Exercise prompt:
Quote every line as written. Omit pictures.

Items:
* Start *

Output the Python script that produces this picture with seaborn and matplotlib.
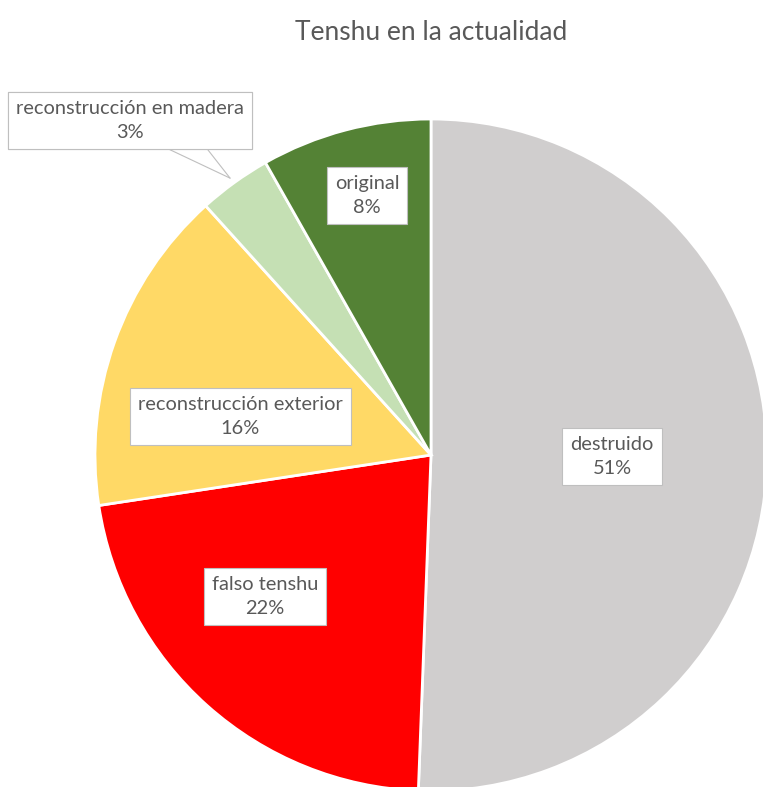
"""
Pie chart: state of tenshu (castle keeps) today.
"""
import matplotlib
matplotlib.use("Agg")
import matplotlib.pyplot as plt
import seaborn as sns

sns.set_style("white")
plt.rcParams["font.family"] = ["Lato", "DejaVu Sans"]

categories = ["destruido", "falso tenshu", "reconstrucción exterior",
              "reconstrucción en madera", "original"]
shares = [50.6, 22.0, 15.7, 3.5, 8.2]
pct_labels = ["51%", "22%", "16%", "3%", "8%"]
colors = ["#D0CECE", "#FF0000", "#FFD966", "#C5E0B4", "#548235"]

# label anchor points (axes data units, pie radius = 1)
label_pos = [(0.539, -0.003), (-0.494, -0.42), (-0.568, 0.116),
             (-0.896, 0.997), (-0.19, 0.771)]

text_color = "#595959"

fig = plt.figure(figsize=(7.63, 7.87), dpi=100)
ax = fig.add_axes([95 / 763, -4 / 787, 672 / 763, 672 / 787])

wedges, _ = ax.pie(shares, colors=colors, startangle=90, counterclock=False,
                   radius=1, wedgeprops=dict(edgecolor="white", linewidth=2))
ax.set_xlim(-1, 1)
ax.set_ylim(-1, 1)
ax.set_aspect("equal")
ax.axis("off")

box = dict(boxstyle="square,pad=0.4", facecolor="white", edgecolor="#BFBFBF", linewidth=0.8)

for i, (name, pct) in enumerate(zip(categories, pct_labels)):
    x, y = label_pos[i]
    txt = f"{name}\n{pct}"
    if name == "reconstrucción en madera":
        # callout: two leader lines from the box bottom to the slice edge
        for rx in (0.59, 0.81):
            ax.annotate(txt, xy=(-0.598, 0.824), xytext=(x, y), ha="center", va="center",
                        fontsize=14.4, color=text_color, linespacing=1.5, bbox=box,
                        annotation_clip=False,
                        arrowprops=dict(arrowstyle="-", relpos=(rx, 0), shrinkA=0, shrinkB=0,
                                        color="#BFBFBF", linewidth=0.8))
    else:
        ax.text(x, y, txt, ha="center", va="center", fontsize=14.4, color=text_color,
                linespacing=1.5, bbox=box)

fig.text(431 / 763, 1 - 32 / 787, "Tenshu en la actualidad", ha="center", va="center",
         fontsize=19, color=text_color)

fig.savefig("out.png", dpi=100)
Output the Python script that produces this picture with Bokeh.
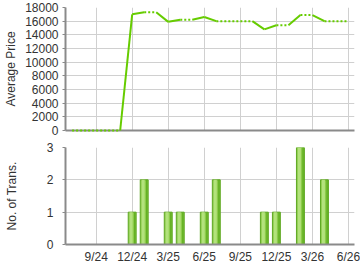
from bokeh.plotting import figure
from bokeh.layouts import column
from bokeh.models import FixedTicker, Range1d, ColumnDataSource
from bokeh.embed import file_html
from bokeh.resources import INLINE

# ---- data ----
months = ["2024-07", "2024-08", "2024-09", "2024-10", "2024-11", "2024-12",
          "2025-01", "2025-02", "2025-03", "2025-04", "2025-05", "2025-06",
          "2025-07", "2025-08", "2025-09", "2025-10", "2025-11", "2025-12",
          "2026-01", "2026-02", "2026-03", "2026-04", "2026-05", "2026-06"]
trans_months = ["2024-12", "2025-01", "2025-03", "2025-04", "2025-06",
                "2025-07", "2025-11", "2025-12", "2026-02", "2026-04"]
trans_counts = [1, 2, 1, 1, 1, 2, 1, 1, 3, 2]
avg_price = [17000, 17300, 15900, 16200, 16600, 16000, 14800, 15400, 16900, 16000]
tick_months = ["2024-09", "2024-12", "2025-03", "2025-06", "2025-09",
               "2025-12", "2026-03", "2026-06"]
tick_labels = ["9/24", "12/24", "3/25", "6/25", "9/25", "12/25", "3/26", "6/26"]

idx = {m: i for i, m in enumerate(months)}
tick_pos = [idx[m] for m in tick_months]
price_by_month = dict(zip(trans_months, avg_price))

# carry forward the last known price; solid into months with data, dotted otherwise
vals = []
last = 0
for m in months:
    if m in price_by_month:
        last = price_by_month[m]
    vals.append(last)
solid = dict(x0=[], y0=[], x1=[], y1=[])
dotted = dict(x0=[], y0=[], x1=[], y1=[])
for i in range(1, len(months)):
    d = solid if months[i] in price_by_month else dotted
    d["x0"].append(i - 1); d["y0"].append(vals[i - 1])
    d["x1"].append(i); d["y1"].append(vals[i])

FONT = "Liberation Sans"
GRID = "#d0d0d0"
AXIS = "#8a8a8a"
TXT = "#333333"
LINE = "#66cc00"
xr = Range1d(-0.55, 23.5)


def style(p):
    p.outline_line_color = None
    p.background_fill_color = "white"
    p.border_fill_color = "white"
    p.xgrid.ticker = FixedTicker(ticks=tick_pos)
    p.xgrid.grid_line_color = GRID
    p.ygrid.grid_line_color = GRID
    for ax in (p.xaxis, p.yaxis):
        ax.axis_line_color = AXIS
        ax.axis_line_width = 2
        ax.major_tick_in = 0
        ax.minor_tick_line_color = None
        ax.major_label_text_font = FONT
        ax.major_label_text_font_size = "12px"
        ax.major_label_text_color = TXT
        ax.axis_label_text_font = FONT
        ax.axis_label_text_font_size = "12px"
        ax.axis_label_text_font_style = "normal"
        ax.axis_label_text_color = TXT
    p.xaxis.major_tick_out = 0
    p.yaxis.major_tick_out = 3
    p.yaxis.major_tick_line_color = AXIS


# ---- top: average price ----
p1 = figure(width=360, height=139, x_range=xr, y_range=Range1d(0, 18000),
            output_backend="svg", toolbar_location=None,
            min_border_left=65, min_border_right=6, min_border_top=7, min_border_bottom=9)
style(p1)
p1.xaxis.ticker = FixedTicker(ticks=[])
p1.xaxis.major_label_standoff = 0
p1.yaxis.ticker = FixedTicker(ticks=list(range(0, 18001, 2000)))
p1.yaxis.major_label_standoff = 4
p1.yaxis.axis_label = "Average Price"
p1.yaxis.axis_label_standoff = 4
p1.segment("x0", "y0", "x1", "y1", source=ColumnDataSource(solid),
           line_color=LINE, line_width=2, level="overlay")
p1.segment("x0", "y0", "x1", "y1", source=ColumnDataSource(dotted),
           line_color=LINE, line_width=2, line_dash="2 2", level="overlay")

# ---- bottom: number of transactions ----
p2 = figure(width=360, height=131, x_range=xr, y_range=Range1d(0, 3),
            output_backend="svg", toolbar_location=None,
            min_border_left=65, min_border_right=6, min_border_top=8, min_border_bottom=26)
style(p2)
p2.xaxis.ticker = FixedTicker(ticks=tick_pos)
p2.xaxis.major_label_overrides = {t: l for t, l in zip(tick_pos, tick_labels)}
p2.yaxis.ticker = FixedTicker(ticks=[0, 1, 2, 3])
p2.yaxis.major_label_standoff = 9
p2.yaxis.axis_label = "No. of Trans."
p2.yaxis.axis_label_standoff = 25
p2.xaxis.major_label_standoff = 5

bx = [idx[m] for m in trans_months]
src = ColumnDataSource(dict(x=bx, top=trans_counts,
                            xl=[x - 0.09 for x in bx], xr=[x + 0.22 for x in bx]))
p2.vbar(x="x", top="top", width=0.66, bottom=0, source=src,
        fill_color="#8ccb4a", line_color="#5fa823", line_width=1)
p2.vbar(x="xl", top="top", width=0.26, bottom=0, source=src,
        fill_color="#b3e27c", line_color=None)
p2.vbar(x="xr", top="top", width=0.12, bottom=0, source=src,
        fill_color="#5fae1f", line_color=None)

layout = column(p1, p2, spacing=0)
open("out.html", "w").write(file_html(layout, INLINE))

* End *

The reply:
Output the Python script that produces this picture with seaborn and matplotlib.
"""
Pie chart: state of tenshu (castle keeps) today.
"""
import matplotlib
matplotlib.use("Agg")
import matplotlib.pyplot as plt
import seaborn as sns

sns.set_style("white")
plt.rcParams["font.family"] = ["Lato", "DejaVu Sans"]

categories = ["destruido", "falso tenshu", "reconstrucción exterior",
              "reconstrucción en madera", "original"]
shares = [50.6, 22.0, 15.7, 3.5, 8.2]
pct_labels = ["51%", "22%", "16%", "3%", "8%"]
colors = ["#D0CECE", "#FF0000", "#FFD966", "#C5E0B4", "#548235"]

# label anchor points (axes data units, pie radius = 1)
label_pos = [(0.539, -0.003), (-0.494, -0.42), (-0.568, 0.116),
             (-0.896, 0.997), (-0.19, 0.771)]

text_color = "#595959"

fig = plt.figure(figsize=(7.63, 7.87), dpi=100)
ax = fig.add_axes([95 / 763, -4 / 787, 672 / 763, 672 / 787])

wedges, _ = ax.pie(shares, colors=colors, startangle=90, counterclock=False,
                   radius=1, wedgeprops=dict(edgecolor="white", linewidth=2))
ax.set_xlim(-1, 1)
ax.set_ylim(-1, 1)
ax.set_aspect("equal")
ax.axis("off")

box = dict(boxstyle="square,pad=0.4", facecolor="white", edgecolor="#BFBFBF", linewidth=0.8)

for i, (name, pct) in enumerate(zip(categories, pct_labels)):
    x, y = label_pos[i]
    txt = f"{name}\n{pct}"
    if name == "reconstrucción en madera":
        # callout: two leader lines from the box bottom to the slice edge
        for rx in (0.59, 0.81):
            ax.annotate(txt, xy=(-0.598, 0.824), xytext=(x, y), ha="center", va="center",
                        fontsize=14.4, color=text_color, linespacing=1.5, bbox=box,
                        annotation_clip=False,
                        arrowprops=dict(arrowstyle="-", relpos=(rx, 0), shrinkA=0, shrinkB=0,
                                        color="#BFBFBF", linewidth=0.8))
    else:
        ax.text(x, y, txt, ha="center", va="center", fontsize=14.4, color=text_color,
                linespacing=1.5, bbox=box)

fig.text(431 / 763, 1 - 32 / 787, "Tenshu en la actualidad", ha="center", va="center",
         fontsize=19, color=text_color)

fig.savefig("out.png", dpi=100)
Output the Python script that produces this picture with Bokeh.
from bokeh.plotting import figure
from bokeh.layouts import column
from bokeh.models import FixedTicker, Range1d, ColumnDataSource
from bokeh.embed import file_html
from bokeh.resources import INLINE

# ---- data ----
months = ["2024-07", "2024-08", "2024-09", "2024-10", "2024-11", "2024-12",
          "2025-01", "2025-02", "2025-03", "2025-04", "2025-05", "2025-06",
          "2025-07", "2025-08", "2025-09", "2025-10", "2025-11", "2025-12",
          "2026-01", "2026-02", "2026-03", "2026-04", "2026-05", "2026-06"]
trans_months = ["2024-12", "2025-01", "2025-03", "2025-04", "2025-06",
                "2025-07", "2025-11", "2025-12", "2026-02", "2026-04"]
trans_counts = [1, 2, 1, 1, 1, 2, 1, 1, 3, 2]
avg_price = [17000, 17300, 15900, 16200, 16600, 16000, 14800, 15400, 16900, 16000]
tick_months = ["2024-09", "2024-12", "2025-03", "2025-06", "2025-09",
               "2025-12", "2026-03", "2026-06"]
tick_labels = ["9/24", "12/24", "3/25", "6/25", "9/25", "12/25", "3/26", "6/26"]

idx = {m: i for i, m in enumerate(months)}
tick_pos = [idx[m] for m in tick_months]
price_by_month = dict(zip(trans_months, avg_price))

# carry forward the last known price; solid into months with data, dotted otherwise
vals = []
last = 0
for m in months:
    if m in price_by_month:
        last = price_by_month[m]
    vals.append(last)
solid = dict(x0=[], y0=[], x1=[], y1=[])
dotted = dict(x0=[], y0=[], x1=[], y1=[])
for i in range(1, len(months)):
    d = solid if months[i] in price_by_month else dotted
    d["x0"].append(i - 1); d["y0"].append(vals[i - 1])
    d["x1"].append(i); d["y1"].append(vals[i])

FONT = "Liberation Sans"
GRID = "#d0d0d0"
AXIS = "#8a8a8a"
TXT = "#333333"
LINE = "#66cc00"
xr = Range1d(-0.55, 23.5)


def style(p):
    p.outline_line_color = None
    p.background_fill_color = "white"
    p.border_fill_color = "white"
    p.xgrid.ticker = FixedTicker(ticks=tick_pos)
    p.xgrid.grid_line_color = GRID
    p.ygrid.grid_line_color = GRID
    for ax in (p.xaxis, p.yaxis):
        ax.axis_line_color = AXIS
        ax.axis_line_width = 2
        ax.major_tick_in = 0
        ax.minor_tick_line_color = None
        ax.major_label_text_font = FONT
        ax.major_label_text_font_size = "12px"
        ax.major_label_text_color = TXT
        ax.axis_label_text_font = FONT
        ax.axis_label_text_font_size = "12px"
        ax.axis_label_text_font_style = "normal"
        ax.axis_label_text_color = TXT
    p.xaxis.major_tick_out = 0
    p.yaxis.major_tick_out = 3
    p.yaxis.major_tick_line_color = AXIS


# ---- top: average price ----
p1 = figure(width=360, height=139, x_range=xr, y_range=Range1d(0, 18000),
            output_backend="svg", toolbar_location=None,
            min_border_left=65, min_border_right=6, min_border_top=7, min_border_bottom=9)
style(p1)
p1.xaxis.ticker = FixedTicker(ticks=[])
p1.xaxis.major_label_standoff = 0
p1.yaxis.ticker = FixedTicker(ticks=list(range(0, 18001, 2000)))
p1.yaxis.major_label_standoff = 4
p1.yaxis.axis_label = "Average Price"
p1.yaxis.axis_label_standoff = 4
p1.segment("x0", "y0", "x1", "y1", source=ColumnDataSource(solid),
           line_color=LINE, line_width=2, level="overlay")
p1.segment("x0", "y0", "x1", "y1", source=ColumnDataSource(dotted),
           line_color=LINE, line_width=2, line_dash="2 2", level="overlay")

# ---- bottom: number of transactions ----
p2 = figure(width=360, height=131, x_range=xr, y_range=Range1d(0, 3),
            output_backend="svg", toolbar_location=None,
            min_border_left=65, min_border_right=6, min_border_top=8, min_border_bottom=26)
style(p2)
p2.xaxis.ticker = FixedTicker(ticks=tick_pos)
p2.xaxis.major_label_overrides = {t: l for t, l in zip(tick_pos, tick_labels)}
p2.yaxis.ticker = FixedTicker(ticks=[0, 1, 2, 3])
p2.yaxis.major_label_standoff = 9
p2.yaxis.axis_label = "No. of Trans."
p2.yaxis.axis_label_standoff = 25
p2.xaxis.major_label_standoff = 5

bx = [idx[m] for m in trans_months]
src = ColumnDataSource(dict(x=bx, top=trans_counts,
                            xl=[x - 0.09 for x in bx], xr=[x + 0.22 for x in bx]))
p2.vbar(x="x", top="top", width=0.66, bottom=0, source=src,
        fill_color="#8ccb4a", line_color="#5fa823", line_width=1)
p2.vbar(x="xl", top="top", width=0.26, bottom=0, source=src,
        fill_color="#b3e27c", line_color=None)
p2.vbar(x="xr", top="top", width=0.12, bottom=0, source=src,
        fill_color="#5fae1f", line_color=None)

layout = column(p1, p2, spacing=0)
open("out.html", "w").write(file_html(layout, INLINE))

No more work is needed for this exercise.